Our vet gave us a list a long time ago. Parsley was okay. Ours also get Romaine lettuce, cilantro, Italian Parsley, carrot, apple, and dandelion greens. No problems so far. We eliminated brussel sprouts, cauliflower, and brocoli as they are on the list of "gassy" veggies and cut out kale, spinach as they are high in calcium and can cause sludge and stones.


----------



## BunMommaD (Feb 9, 2012)

Cookie gets 2 kinds of parsley and cilantro and dark leaf lettuce, arugula, watercress and carrot tops... But alot of parsley... We've never seen an issue! And he sure LOVES his parsley!


----------



## LaylaLop (Feb 9, 2012)

I give my buns cilantro, sometimes parsley, fresh mint, dark leaf lettuce, some spinach, and on occasion a tiny piece of banana or carrot.


----------



## Buttercup n Charlie (Feb 9, 2012)

Buttercup goes nuts for parsley! We actually use it as a nutritious treat through the day.


----------



## audrinasmommy88 (Feb 9, 2012)

I give Olivia Parsley. My vet said it was ok to give. Its on the list of things to give to her. She loves it. Parsley and Cilantro are her favorites


----------



## LakeCondo (Feb 9, 2012)

Just about every green seems to be on someone's list to NOT eat.


----------



## MILU (Feb 9, 2012)

My bunny MILU never liked parsley, once I offered him but he didn't care to taste it, so I didn't try again. He ate a lot of broccoli and cauliflower leaves, carrot tops, endive, fresh mint, guava leaves, kind of whatever you can find that has dark green leaves. I never gave him any lettuce 'cause I've always head that it's not good for animals. My family gave him that though, and I know a lot of people who say they feed their bunnies romaine lettuce. 
I guess harder leaves are better also for bunnies' dental health. I gave him kale sometimes. I guess if you give it like once a week it's safe.
You'll want to give fruits as treats, every once in a while. 
I never knew bunnies liked peaches and plums so much until the day I was attacked by my bunny while eating them.. LOL he really wanted them! I just gave him some little pieces though. Other fruits of interest are bananas, apple, mango (he was crazy about it too!) and even -ugh- orange! 
It's really funny to see a bunny eating those things!


----------



## Yield (Feb 10, 2012)

so much conflicting information on bunny foods- it can be so confusing! XD 

i give my buns parsley. they all love it.
they also get brussel sprouts and brocolli sometimes.. and bok choy- which is a cabbage. i would never give them normal cabbage though. 

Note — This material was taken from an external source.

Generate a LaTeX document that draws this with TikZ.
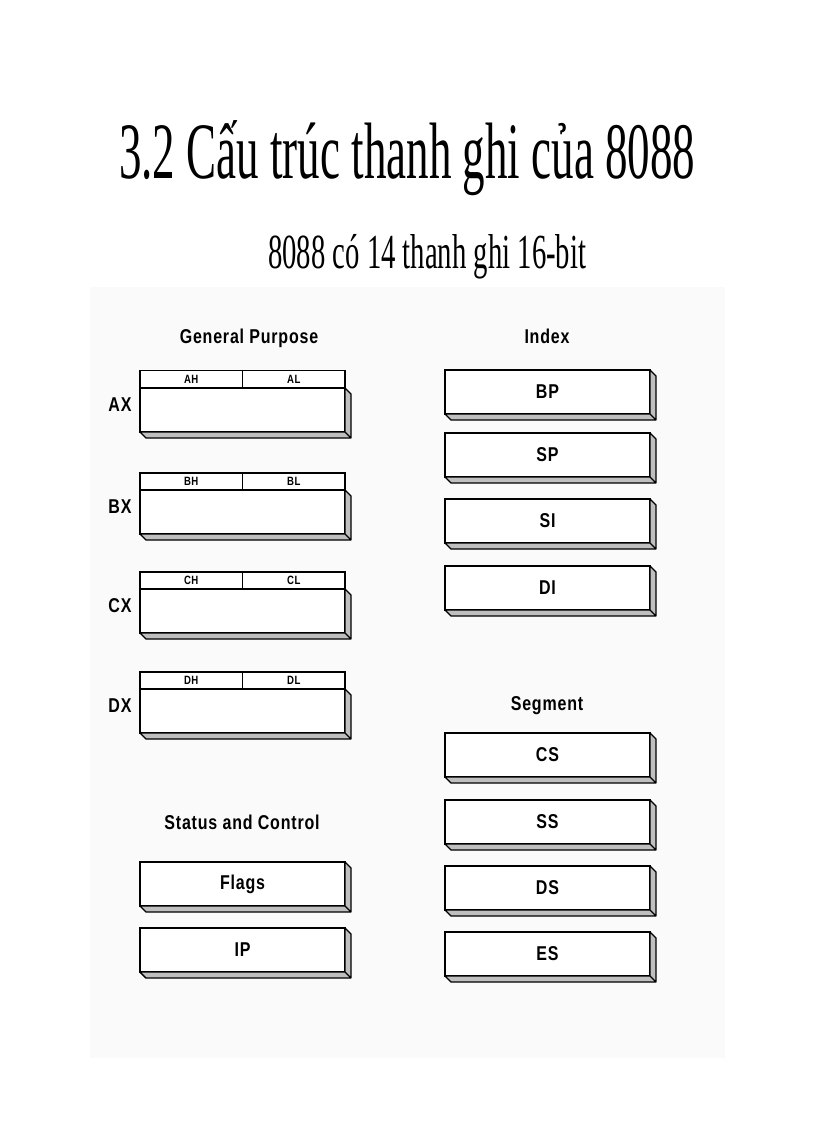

i also sometimes give them kale, spinach, and basil.. but all in restricted amounts and not very often because of the risk of bladder sludge if they had too much!


----------



## Watermelons (Feb 10, 2012)

I think I recall parsley being high in calcium or something? Which means in large ammounts could contribute to urinary tract issues. So dont feed JUST parsley and use it more as a garnish for the other veggies offered, and you'll be safe.
Its still great...But Cilantro is 100x better


----------



## ZRabbits (Feb 10, 2012)

My boys love Parsley, but we only give it as a treat. After their treat of parsley, they all get active. Definitely brings their appetite on for more hay or pellets. 

They also love cilantro, broccoli, brussell sprouts, spinach, romaine, carrots,

We make sure our boys get their veggies. 

K


----------



## LakeCondo (Feb 10, 2012)

milligrams of calcium per 100 grams of selected greens:

arugula 160
basil 177
carrot tops 1940
celery 40
chicory 100
cilantro 67
dandelion grens 187
dill 208
kale 135
lettuce,romaine 23
mustard greens 103
parsley 138
purslane 60


taken from Rabbit Nutrition and Natural Healing


----------



## funnybunnymummy (Feb 10, 2012)

I don't usually steer members away from this site for info, but this article on the HRS should answer your question (and more!):

http://www.rabbit.org/care/veggies.html

I'm rather shocked that parsley is now considered too high in oxalic acid to feed daily. I've been giving Gus parsley twice a day for years. 

As for lettuce, I believe iceberg lettuce is still not recommended for rabbits due to the lack of nutritional value and high water content. It's not poisonous or anything, just not as healthy as romaine or leaf or other types of lettuce.

Otherwise, steer clear of onions, leeks, chives, and garlic. Not good at all for bunnies.

As for the gassy veggies (broccoli, cabbage, cucumber, etc.), it really depends on how each bunny tolerates them. If your rabbit is prone to bouts of gas after eating them, then I wouldn't feed them. But if they can eat them without issue, then go for it. 

I like this quote from the article:

"Any leafy green that is safe for a human or a horse to eat is safe for a rabbit to consume."

Hope that helps!

Rue


----------



## BlueCamasRabbitry (Feb 11, 2012)

I give my buns parsley when it's shedding season as it seems to help move their gut along. They definitely love it! 

Emily


----------



## ZRabbits (Feb 11, 2012)

I've read that Iceberg lettuce has no nutritional value too. To stay away from it. 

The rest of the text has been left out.